In [None]:
import numpy as np
import pandas as pd
import matplotlib.pyplot as plt
import seaborn as sns 
import plotly.express as px

#### Upload the data

In [None]:
## Convert csv to parquet format to reduce dimension
## This is done once to load the data
# df = pd.read_csv("../../data/eda/flights/flight_data_082022/flight_data_082022.csv", low_memory=False)
# df.to_parquet("../../data/eda/flights/flight_data_082022/flight_data_082022.parquet",engine='fastparquet')

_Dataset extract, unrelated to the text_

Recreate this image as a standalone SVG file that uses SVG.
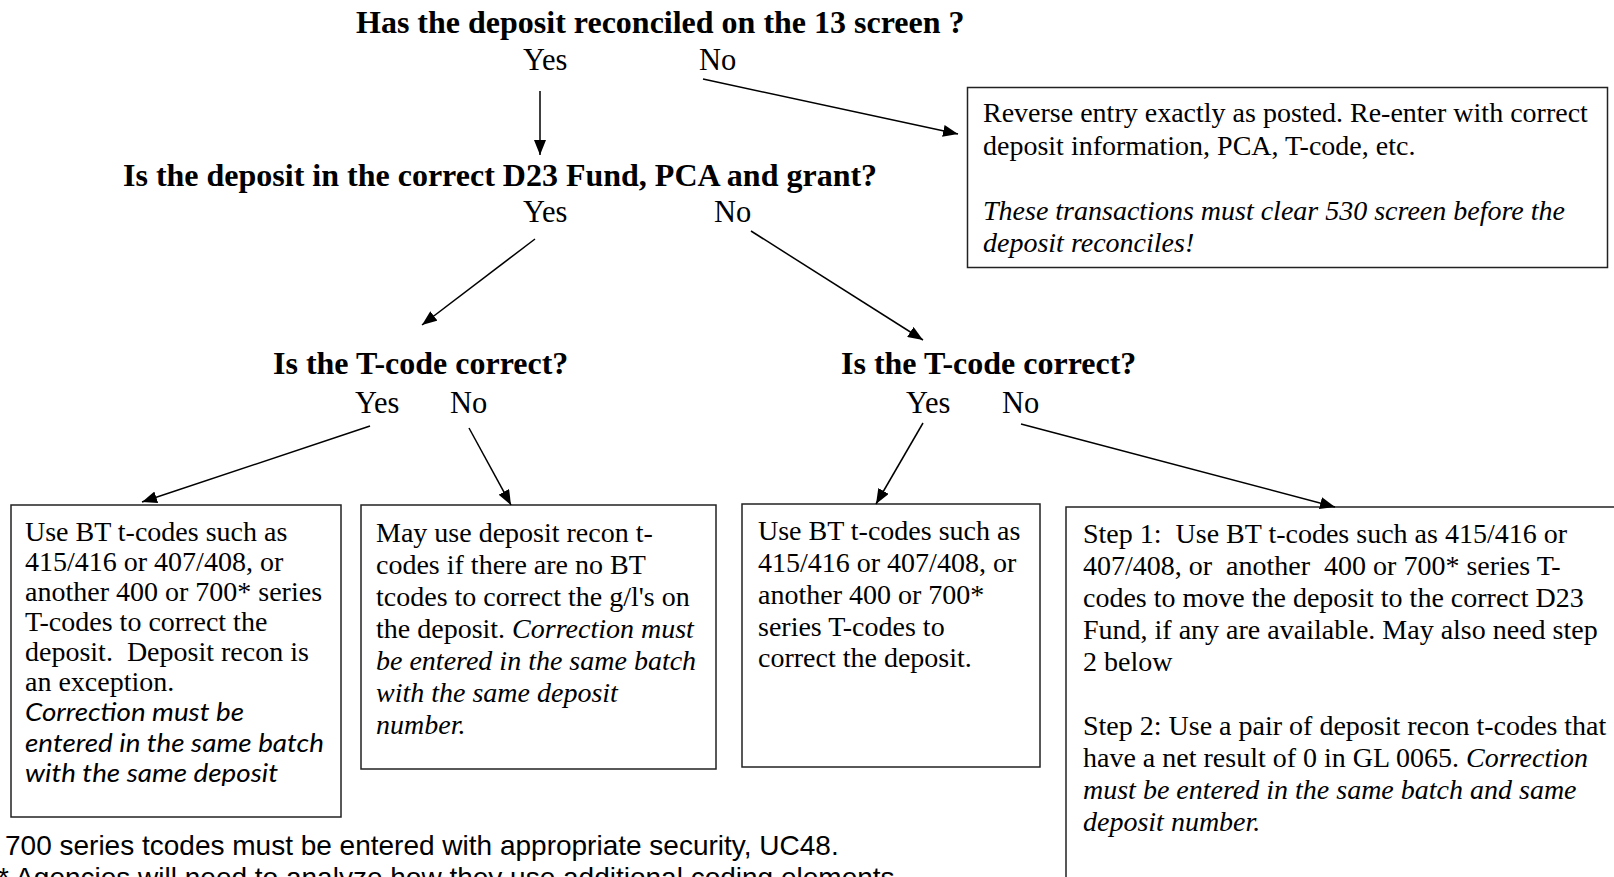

df_flights = pd.read_parquet("../../data/eda/flights/flight_data_082022/flight_data_082022.parquet")


#### Data cleaning


In [None]:
## clean the data by removing spaces
df_flights= df_flights.rename(columns={'Operating_Airline ' : 'Operating_Airline'})
df_flights["Cancelled"] = df_flights["Cancelled"].astype("bool")

In [None]:
[x for x in df_flights.columns]

In [None]:
df_flights.shape

In [None]:
df_flights.tail()

#### Analysis of Features
Identification of Potential Features 
- Time Series Features:
    'Year',
    'Quarter',
    'Month',
    'DayofMonth',
    'DayOfWeek',
    'FlightDate',
- Flight Info:
    - Airline: Marketing_Airline_Network
    - Origin: Origin, OriginCityName
    - Destination: Dest, DestCityName
- Departure / Delay Info:
    - CRSDepTime: Scheduled Departure
    - DepTime: Actual Departure
    - DepDelay: Departure Delay

In [None]:
[c for c in df_flights.columns]

#### Delays by Airline in August 2022

In [None]:
airline_csv = "https://raw.githubusercontent.com/jenbam/airlines/master/data-raw/airlines.csv"
airlines = pd.read_csv(airline_csv)
## save locally
#airlines.to_csv("airlines.csv") 
airlines.query("Code == '9E'")
#airlines


In [None]:
airline_counts=df_flights["Operating_Airline"].value_counts()
airline_counts.head()

In [None]:
airline_counts=df_flights["Operating_Airline"].value_counts()
airline_counts
airline_counts.index=airline_counts.index.map(
    airlines.set_index('Code')['Description']
    ).rename("Airline")
airline_counts.head()

In [None]:
airline_counts.plot(kind='barh', figsize=(10,10))

In [None]:
airline_counts.sort_values(ascending=True).plot(kind='barh', figsize=(10,10))

In [None]:
df_flights.query('Year == 2022').head()

In [None]:
airline_counts.sort_values(ascending=True).to_frame("Row Count")

In [None]:
px.bar(
    airline_counts.sort_values(ascending=True), 
    orientation='h', 
    template="plotly_dark",
    title="Flights per airline",
    height=700,
    )

In [None]:
df_flights["Cancelled"] = df_flights["Cancelled"].astype("bool")

In [None]:
df_flights["CancellationCode"]

In [None]:
df_flights["Cancelled"].value_counts()

In [None]:
df_flights.query("Cancelled")